オプションで写真右下のハンドメイド・ウッドペグも選べます!
ウッドペグ&バーフレット仕様にすると、パーツも含めてオール・ハンドメイドになりますよ!


こだわりポイントをいくつかご紹介。

・トップ、バックはブックマッチではなく、ワンピース仕様。
ここ、ビンテージマーチン・サウンドの重要な要素だと思っています。
ちなみに今のところネックも全てワンピース。
加えて、オリジナルに準じてる(であろう)、天地、左右を合わせた贅沢な木取りをしています。

・指板センターの装飾(3本線)は溝を掘って埋める”象嵌”ではなく、ビンテージ同様挟み込んで製作。
手間もかかりますし、指板のサウンドホールにかかるエンド部分の数ミリしか見えない小さなディティールですが、マニア心をくすぐりたい箇所です。(↓写真の⭕️のところ)

・ダブテイルジョイント

その他、
・接着は全て膠(ニカワ)
・パミスで目止め、セラック、フレンチポリッシュ塗装
で製作されています。

また、こだわりのオプションも2つご紹介。

・バーフレット
バーフレットは基本的にパーツとして現在は売っていないので、洋白板から手作りされます。
斉藤さん曰く、
バーフレットはフレットと指板溝との密着度が高くなる = ネック強度が上がる = 振動伝達性もよくなる = 鳴りがよくなる。
フレットを一から作るのは大変ですけど、ネックの鳴りも変わってやっぱり音もいいですよ、とのこと。
バーフレットについて

・積層ナット
牛骨/エボニー/牛骨 や、
下記写真のマンモスアイボリー(マンモスの牙)も選択できます。
ビンテージどころの話じゃなくて超古いので雰囲気ありますね。

立ち上げ当初からルックスの完コピを作って欲しいということではありませんでしたが、好きな音色や弾き心地のウクレレを追求した結果、いわゆる戦前スペック、プリウォー・マーチンのStyle3のスペックへたどり着いている感じです。
サドルも細いタイプです。

あと、マーチンとの大きな違いが1つ。
バインディング材をアイボロイドではなく現在のところ全て木製にしております。
マーチンの定番修理で、アイボロイド・バインディングが経年で縮んだことによるウエスト位置の剥がれ、がありますが、それを回避するため木製に変更、アイボロイドの雰囲気に近い白くて杢目の目立たない高級材「ホリーウッド」を基本的に使用しています。(初期はメイプルでした。)
厳密にいえば音に影響している箇所かと思うので、アイボロイドの方がよりビンテージマーチンに近づく可能性もあると思いますが、今のところは音響特性も良くてウエスト剥がれの心配もない方を選択してます。
合わせてエンドのオーナメントやヘッドのカイトインレイもホリーウッドです。

あとケースは現在のところGatorのジャーニーマンをおつけしておりまして、ボディと同じ材にNOSTALGIAのハンコを押したプレートに変更してます。
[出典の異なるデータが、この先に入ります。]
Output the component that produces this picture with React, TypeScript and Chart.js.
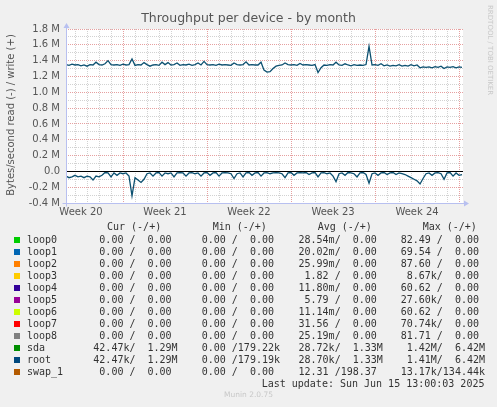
import React, { useEffect, useRef } from 'react';
import { Chart, registerables } from 'chart.js';

Chart.register(...registerables);

// ---- data (MB/s), one sample every 6 hours over the month ----
const sampleStepDays = 0.25;
const rootWrite = [
  1.35, 1.34, 1.355, 1.345, 1.35, 1.335, 1.345, 1.33, 1.35, 1.345,
  1.38, 1.35, 1.345, 1.36, 1.40, 1.35, 1.345, 1.35, 1.34, 1.355,
  1.345, 1.35, 1.42, 1.34, 1.35, 1.345, 1.375, 1.35, 1.33, 1.345,
  1.35, 1.34, 1.38, 1.35, 1.375, 1.345, 1.35, 1.37, 1.34, 1.35,
  1.345, 1.355, 1.34, 1.35, 1.37, 1.345, 1.39, 1.35, 1.345, 1.35,
  1.34, 1.355, 1.345, 1.35, 1.345, 1.34, 1.37, 1.35, 1.345, 1.35,
  1.385, 1.345, 1.35, 1.345, 1.345, 1.38, 1.28, 1.255, 1.26, 1.30,
  1.33, 1.34, 1.345, 1.37, 1.35, 1.345, 1.35, 1.34, 1.365, 1.345,
  1.35, 1.345, 1.34, 1.35, 1.25, 1.31, 1.345, 1.34, 1.35, 1.345,
  1.38, 1.345, 1.34, 1.36, 1.345, 1.335, 1.35, 1.34, 1.345, 1.34,
  1.35, 1.58, 1.345, 1.35, 1.34, 1.36, 1.335, 1.345, 1.33, 1.34,
  1.335, 1.35, 1.33, 1.34, 1.33, 1.35, 1.335, 1.345, 1.31, 1.32,
  1.315, 1.32, 1.31, 1.325, 1.315, 1.33, 1.30, 1.32, 1.315, 1.325,
  1.31, 1.32, 1.315,
];
const rootRead = [
  -0.06, -0.08, -0.07, -0.05, -0.07, -0.06, -0.08, -0.06, -0.07, -0.11,
  -0.06, -0.07, -0.05, -0.015, -0.02, -0.07, -0.02, -0.05, -0.02, -0.03,
  -0.02, -0.06, -0.31, -0.08, -0.11, -0.14, -0.10, -0.03, -0.02, -0.06,
  -0.02, -0.015, -0.06, -0.02, -0.03, -0.02, -0.07, -0.02, -0.015, -0.02,
  -0.06, -0.02, -0.015, -0.03, -0.02, -0.06, -0.02, -0.015, -0.05, -0.02,
  -0.015, -0.06, -0.02, -0.015, -0.02, -0.03, -0.09, -0.03, -0.02, -0.07,
  -0.02, -0.015, -0.05, -0.02, -0.015, -0.06, -0.02, -0.015, -0.03, -0.02,
  -0.015, -0.02, -0.03, -0.08, -0.02, -0.015, -0.05, -0.02, -0.015, -0.02,
  -0.015, -0.04, -0.02, -0.015, -0.07, -0.02, -0.015, -0.03, -0.02, -0.06,
  -0.13, -0.03, -0.02, -0.05, -0.015, -0.02, -0.03, -0.07, -0.02, -0.015,
  -0.04, -0.15, -0.03, -0.02, -0.05, -0.02, -0.015, -0.04, -0.02, -0.015,
  -0.04, -0.02, -0.03, -0.04, -0.06, -0.08, -0.10, -0.12, -0.16, -0.09,
  -0.03, -0.02, -0.05, -0.02, -0.015, -0.03, -0.10, -0.02, -0.015, -0.06,
  -0.02, -0.05, -0.04,
];

// ---- axes ----
const spanDays = 33.08;
const weekStarts = [4.75, 11.75, 18.75, 25.75, 32.75];
const weekLabels = ['Week 20', 'Week 21', 'Week 22', 'Week 23', 'Week 24'];
const yMin = -0.4;
const yMax = 1.8;

// ---- legend table ----
const seriesNames = ['loop0', 'loop1', 'loop2', 'loop3', 'loop4', 'loop5', 'loop6', 'loop7', 'loop8', 'sda', 'root', 'swap_1'];
const seriesColors = ['#00CC00', '#0066B3', '#FF8000', '#FFCC00', '#330099', '#990099', '#CCFF00', '#FF0000', '#808080', '#008F00', '#00487D', '#B35A00'];
const curRead = ['0.00', '0.00', '0.00', '0.00', '0.00', '0.00', '0.00', '0.00', '0.00', '42.47k', '42.47k', '0.00'];
const curWrite = ['0.00', '0.00', '0.00', '0.00', '0.00', '0.00', '0.00', '0.00', '0.00', '1.29M', '1.29M', '0.00'];
const minRead = ['0.00', '0.00', '0.00', '0.00', '0.00', '0.00', '0.00', '0.00', '0.00', '0.00', '0.00', '0.00'];
const minWrite = ['0.00', '0.00', '0.00', '0.00', '0.00', '0.00', '0.00', '0.00', '0.00', '179.22k', '179.19k', '0.00'];
const avgRead = ['28.54m', '20.02m', '25.99m', '1.82', '11.80m', '5.79', '11.14m', '31.56', '25.19m', '28.72k', '28.70k', '12.31'];
const avgWrite = ['0.00', '0.00', '0.00', '0.00', '0.00', '0.00', '0.00', '0.00', '0.00', '1.33M', '1.33M', '198.37'];
const maxRead = ['82.49', '69.54', '87.60', '8.67k', '60.62', '27.60k', '60.62', '70.74k', '81.71', '1.42M', '1.41M', '13.17k'];
const maxWrite = ['0.00', '0.00', '0.00', '0.00', '0.00', '0.00', '0.00', '0.00', '0.00', '6.42M', '6.42M', '134.44k'];
const lastUpdate = 'Last update: Sun Jun 15 13:00:03 2025';

const fmt = (s: string) => {
  const last = s[s.length - 1];
  const hasUnit = /[a-zA-Z]/.test(last);
  const num = hasUnit ? s.slice(0, -1) : s;
  return num.padStart(6, ' ') + (hasUnit ? last : ' ');
};

const near = (a: number, b: number) => Math.abs(a - b) < 1e-6;
const MAJOR = '#e6a0a0';
const MINOR = '#d2d2d2';
const AXIS = '#b8c0f0';

export default function App() {
  const ref = useRef<HTMLCanvasElement | null>(null);

  useEffect(() => {
    const canvas = ref.current;
    if (!canvas) return;

    const weekMids = weekStarts.map((w) => w - 3.5);
    const dayLines: number[] = [];
    for (let d = weekStarts[0] % 1; d <= spanDays; d += 1) dayLines.push(Math.round(d * 100) / 100);
    const xTicks = [...dayLines, ...weekMids].sort((a, b) => a - b);
    const yTicks: number[] = [];
    for (let k = Math.round(yMin * 10); k <= Math.round(yMax * 10); k++) yTicks.push(k / 10);

    const isMid = (v: number) => weekMids.some((m) => near(m, v));
    const isWeek = (v: number) => weekStarts.some((m) => near(m, v));
    const isMajorY = (v: number) => Math.round(v * 10) % 2 === 0;

    const writePts = rootWrite.map((y, i) => ({ x: i * sampleStepDays, y }));
    const readPts = rootRead.map((y, i) => ({ x: i * sampleStepDays, y }));

    const decor = {
      id: 'decor',
      beforeDraw(chart: any) {
        const { ctx, chartArea: a } = chart;
        ctx.save();
        ctx.fillStyle = '#ffffff';
        ctx.fillRect(a.left, a.top, a.right - a.left, a.bottom - a.top);
        ctx.restore();
      },
      afterDraw(chart: any) {
        const { ctx, chartArea: a, scales } = chart;
        const y0 = Math.round(scales.y.getPixelForValue(0)) + 0.5;
        ctx.save();
        ctx.strokeStyle = '#000000';
        ctx.lineWidth = 1;
        ctx.beginPath();
        ctx.moveTo(a.left, y0);
        ctx.lineTo(a.right, y0);
        ctx.stroke();
        // axes
        ctx.strokeStyle = AXIS;
        ctx.fillStyle = AXIS;
        const L = Math.round(a.left) + 0.5;
        const B = Math.round(a.bottom) + 0.5;
        ctx.beginPath();
        ctx.moveTo(L, B + 3);
        ctx.lineTo(L, a.top - 2);
        ctx.moveTo(L - 4, B);
        ctx.lineTo(a.right + 2, B);
        ctx.stroke();
        ctx.beginPath();
        ctx.moveTo(L - 3, a.top - 1);
        ctx.lineTo(L + 3, a.top - 1);
        ctx.lineTo(L, a.top - 6);
        ctx.closePath();
        ctx.fill();
        ctx.beginPath();
        ctx.moveTo(a.right + 1, B - 3);
        ctx.lineTo(a.right + 1, B + 3);
        ctx.lineTo(a.right + 6, B);
        ctx.closePath();
        ctx.fill();
        ctx.restore();
      },
    };

    const chart = new Chart(canvas, {
      type: 'line',
      data: {
        datasets: [
          { label: 'root write', data: writePts, borderColor: '#0c5070', borderWidth: 1.3, pointRadius: 0, fill: false, tension: 0 },
          { label: 'root read', data: readPts, borderColor: '#0c5070', borderWidth: 1.3, pointRadius: 0, fill: false, tension: 0 },
        ],
      },
      options: {
        animation: false,
        responsive: false,
        events: [],
        layout: { padding: { left: 0, right: 34, top: 29, bottom: 0 } },
        plugins: { legend: { display: false }, title: { display: false }, tooltip: { enabled: false } },
        scales: {
          x: {
            type: 'linear',
            min: 0,
            max: spanDays,
            afterBuildTicks: (s: any) => { s.ticks = xTicks.map((v) => ({ value: v })); },
            afterFit: (s: any) => { s.height = 204; },
            grid: {
              drawTicks: false,
              lineWidth: 1,
              color: (c: any) => {
                const v = c.tick ? c.tick.value : 0;
                if (isMid(v)) return 'rgba(0,0,0,0)';
                return isWeek(v) ? MAJOR : MINOR;
              },
            },
            border: { display: false, dash: [1, 1] },
            ticks: {
              autoSkip: false,
              maxRotation: 0,
              minRotation: 0,
              padding: 3,
              color: '#555555',
              font: { family: 'DejaVu Sans', size: 10 },
              callback: (v: any) => {
                const i = weekMids.findIndex((m) => near(m, Number(v)));
                return i >= 0 ? weekLabels[i] : '';
              },
            },
          },
          y: {
            type: 'linear',
            min: yMin,
            max: yMax,
            afterBuildTicks: (s: any) => { s.ticks = yTicks.map((v) => ({ value: v })); },
            afterFit: (s: any) => { s.width = 66; },
            grid: {
              drawTicks: false,
              lineWidth: 1,
              color: (c: any) => {
                const v = c.tick ? c.tick.value : 0;
                return isMajorY(v) ? MAJOR : MINOR;
              },
            },
            border: { display: false, dash: [1, 1] },
            ticks: {
              autoSkip: false,
              padding: 6,
              color: '#555555',
              font: { family: 'DejaVu Sans', size: 10 },
              callback: (v: any) => {
                const n = Number(v);
                if (!isMajorY(n)) return '';
                if (near(n, 0)) return '0.0';
                return n.toFixed(1) + ' M';
              },
            },
          },
        },
      },
      plugins: [decor],
    } as any);

    return () => chart.destroy();
  }, []);

  const mono = "'DejaVu Sans Mono', monospace";
  const sans = "'DejaVu Sans', sans-serif";
  const rowTop = 234;
  const rowH = 12;
  const cols = [87.3, 189.7, 292.5, 394.7];
  const heads = [
    { t: 'Cur (-/+)', x: 107 },
    { t: 'Min (-/+)', x: 212.7 },
    { t: 'Avg (-/+)', x: 317.7 },
    { t: 'Max (-/+)', x: 422.7 },
  ];
  const txt: React.CSSProperties = { position: 'absolute', whiteSpace: 'pre', fontFamily: mono, fontSize: 10, lineHeight: '12px', color: '#333333' };

  return (
    <div style={{ position: 'fixed', left: 0, top: 0, width: 497, height: 407, background: '#f0f0f0', overflow: 'hidden' }}>
      <canvas ref={ref} width={497} height={407} style={{ position: 'absolute', left: 0, top: 0, width: 497, height: 407 }} />
      <div style={{ position: 'absolute', left: 0, width: 497, top: 10, textAlign: 'center', fontFamily: sans, fontSize: 12.5, lineHeight: '16px', color: '#555555' }}>
        Throughput per device - by month
      </div>
      <div style={{ position: 'absolute', left: 11, top: 115, width: 0, height: 0 }}>
        <div style={{ position: 'absolute', left: -120, top: -7, width: 240, textAlign: 'center', transform: 'rotate(-90deg)', fontFamily: sans, fontSize: 10, lineHeight: '14px', color: '#555555', whiteSpace: 'nowrap' }}>
          Bytes/second read (-) / write (+)
        </div>
      </div>
      <div style={{ position: 'absolute', left: 485, top: 5, writingMode: 'vertical-rl', fontFamily: sans, fontSize: 7, lineHeight: '9px', color: '#c8c8c8', whiteSpace: 'nowrap' }}>
        RRDTOOL / TOBI OETIKER
      </div>
      {heads.map((h) => (
        <div key={h.t} style={{ ...txt, left: h.x, top: 221 }}>{h.t}</div>
      ))}
      {seriesNames.map((n, i) => (
        <React.Fragment key={n}>
          <div style={{ position: 'absolute', left: 14, top: rowTop + i * rowH + 3, width: 6, height: 6, background: seriesColors[i] }} />
          <div style={{ ...txt, left: 27, top: rowTop + i * rowH }}>{n}</div>
          <div style={{ ...txt, left: cols[0], top: rowTop + i * rowH }}>{fmt(curRead[i]) + '/' + fmt(curWrite[i])}</div>
          <div style={{ ...txt, left: cols[1], top: rowTop + i * rowH }}>{fmt(minRead[i]) + '/' + fmt(minWrite[i])}</div>
          <div style={{ ...txt, left: cols[2], top: rowTop + i * rowH }}>{fmt(avgRead[i]) + '/' + fmt(avgWrite[i])}</div>
          <div style={{ ...txt, left: cols[3], top: rowTop + i * rowH }}>{fmt(maxRead[i]) + '/' + fmt(maxWrite[i])}</div>
        </React.Fragment>
      ))}
      <div style={{ ...txt, left: 261.7, top: 378 }}>{lastUpdate}</div>
      <div style={{ position: 'absolute', left: 0, width: 497, top: 390, textAlign: 'center', fontFamily: sans, fontSize: 7.5, lineHeight: '10px', color: '#c8c8c8' }}>
        Munin 2.0.75
      </div>
    </div>
  );
}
こちら、ハワイのウクレレプレーヤー、コーリーフジモトさんご来店時に、キープしていたシリアルNo.1を試奏してもらった時のビデオです。(ピンボケですみません)



2025年1月現在で32本製作、その全ての木材、スペック、板の厚みや重量などをメモしてまして、毎回テーマを持って実験しつつ、斉藤さんと二人三脚で日々楽しく研究を重ねています。
同時に100年前経過してもなお素晴らしいと思える楽器を作っていたマーチン、知れば知るほど凄さも感じます。

見た目だけのコピーは巷に溢れていますが、ビンテージマーチンの音色にフォーカスし、手間暇惜しまず当時の手作業の持つ柔らかい雰囲気をも再現しているウクレレは他に無いんじゃないかな、と。

マーチン・ファンも納得いただけると思いますし、そうでない方でも鳴りの良さ、気持ちよさは十分感じていただけるはずなので、ぜひ一度お試しください!